Comic book characters personal struggles many times mirror our own real-life struggles. Religion can be intimidating whether you’re a believer or not. Maybe writers and readers get scarred or turned off by pious characters. It presumes a character must be perfect or they’re hypocritical. It shouldn’t as Helena proves daily in her quest for truth and justice. Her conscious clashes with her faith, and her faith is in contradiction with her life choices. It shouldn’t because like in real life, whether you are a believer or not, we all strive to better ourselves and fall short. We set personal behavioral standards that we don’t always meet with approval. We fall down but we get up.

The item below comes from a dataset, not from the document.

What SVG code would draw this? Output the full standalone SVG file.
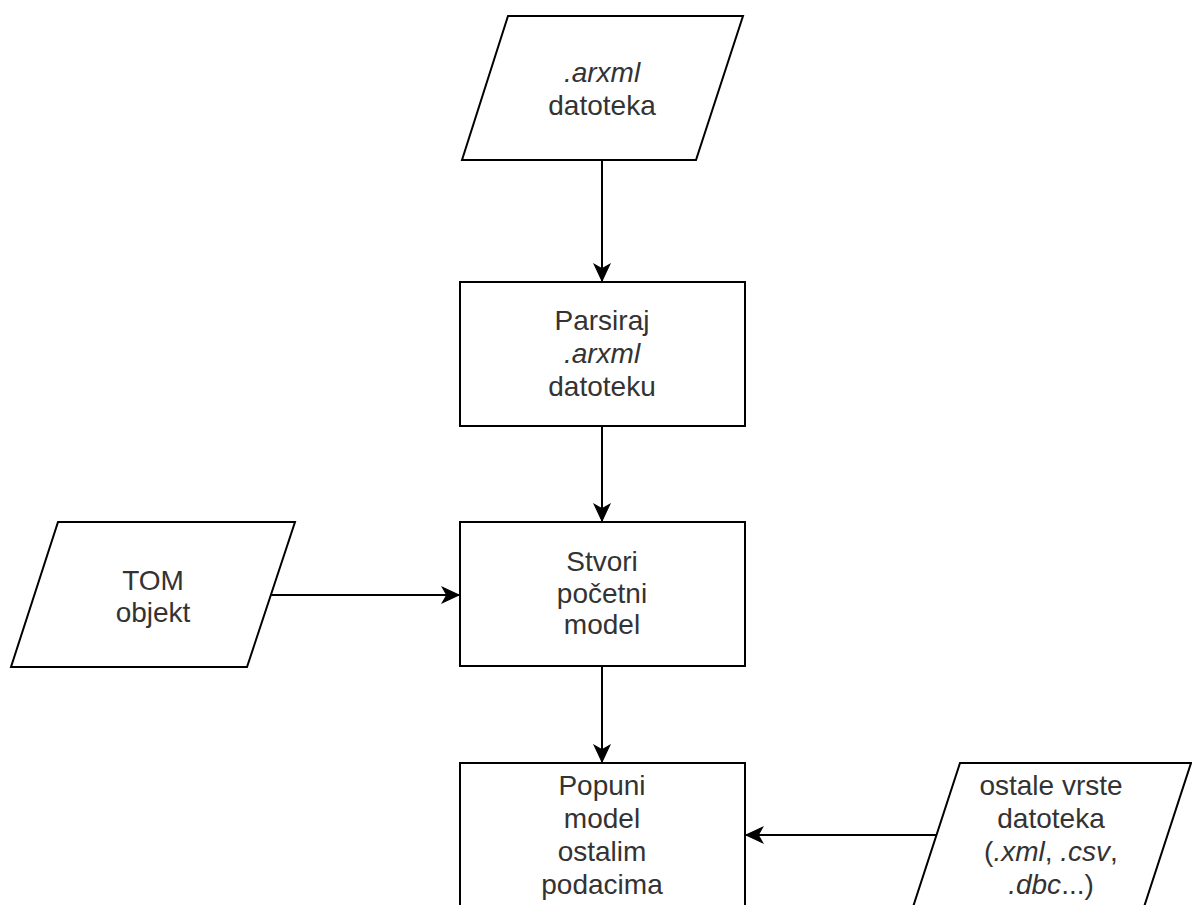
<svg xmlns="http://www.w3.org/2000/svg" width="1192" height="905" viewBox="0 0 1192 905">
<style>
.shape{fill:#ffffff;stroke:#000000;stroke-width:2}
.edge{fill:none;stroke:#000000;stroke-width:2}
.lbl{font-family:"Liberation Sans",Arial,sans-serif;font-size:28px;fill:#333333;text-anchor:middle}
.it{font-style:italic}
</style>
<defs>
<marker id="arrow" markerUnits="userSpaceOnUse" markerWidth="20" markerHeight="20" viewBox="-16 -8 18 16" refX="0" refY="0" orient="auto">
<path d="M0,0 L-15,-7 L-11,0 L-15,7 Z" fill="#000000" stroke="#000000" stroke-width="1"/>
</marker>
</defs>
<rect width="1192" height="905" fill="#ffffff"/>
<g id="connectors">
<line class="edge" x1="602" y1="160" x2="602" y2="281" marker-end="url(#arrow)"/>
<line class="edge" x1="602" y1="426" x2="602" y2="521" marker-end="url(#arrow)"/>
<line class="edge" x1="602" y1="666" x2="602" y2="762" marker-end="url(#arrow)"/>
<line class="edge" x1="271" y1="595" x2="459" y2="595" marker-end="url(#arrow)"/>
<line class="edge" x1="937" y1="835" x2="746" y2="835" marker-end="url(#arrow)"/>
</g>
<g id="arxml-file">
<polygon class="shape" points="508,16 743,16 696,160 462,160"/>
<text class="lbl" x="602" y="82"><tspan class="it">.arxml</tspan></text>
<text class="lbl" x="602" y="115">datoteka</text>
</g>
<g id="parse">
<rect class="shape" x="460" y="282" width="285" height="144"/>
<text class="lbl" x="602" y="330">Parsiraj</text>
<text class="lbl" x="602" y="363"><tspan class="it">.arxml</tspan></text>
<text class="lbl" x="602" y="396">datoteku</text>
</g>
<g id="create-model">
<rect class="shape" x="460" y="522" width="285" height="144"/>
<text class="lbl" x="602" y="571">Stvori</text>
<text class="lbl" x="602" y="603">početni</text>
<text class="lbl" x="602" y="634">model</text>
</g>
<g id="tom-object">
<polygon class="shape" points="58,522 295,522 247,667 11,667"/>
<text class="lbl" x="153" y="590">TOM</text>
<text class="lbl" x="153" y="622">objekt</text>
</g>
<g id="fill-model">
<rect class="shape" x="460" y="763" width="285" height="160"/>
<text class="lbl" x="602" y="795">Popuni</text>
<text class="lbl" x="602" y="828">model</text>
<text class="lbl" x="602" y="861">ostalim</text>
<text class="lbl" x="602" y="894">podacima</text>
</g>
<g id="other-files">
<polygon class="shape" points="960,763 1191,763 1144,907 913,907"/>
<text class="lbl" x="1051" y="795">ostale vrste</text>
<text class="lbl" x="1051" y="828">datoteka</text>
<text class="lbl" x="1051" y="861">(<tspan class="it">.xml</tspan>, <tspan class="it">.csv</tspan>,</text>
<text class="lbl" x="1051" y="894"><tspan class="it">.dbc</tspan>...)</text>
</g>
</svg>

What I know for fact is Helena’s faith is sincere as is her struggle with it. It’s heavy and emotional. It’s seeking revenge against the man who ordered the hit that annihilated your entire family, making you the last of the Bertinelli’s, hunting and killing him. Instead of relief, you’re stricken with guilt and mourn your victim. It’s setting up mob members who contributed to the murder of your father, mother, and brother. Instead of reveling in your victory, you throw away your cross, a symbol of your faith, not because you’re walking away from your belief, but because you feel unworthy to bear the yoke.
Whether you’re a believer or not infusing religious ideology into a comic book character isn’t easy to write or master. Exploring a character’s faith and religion should be approached with respect, subtlety, and thoughtfulness. Not done away with because it’s complicated or the easy way out. Whenever I revisit Huntress story in Between Dark and Dawn it’s always a mixed bag of emotions.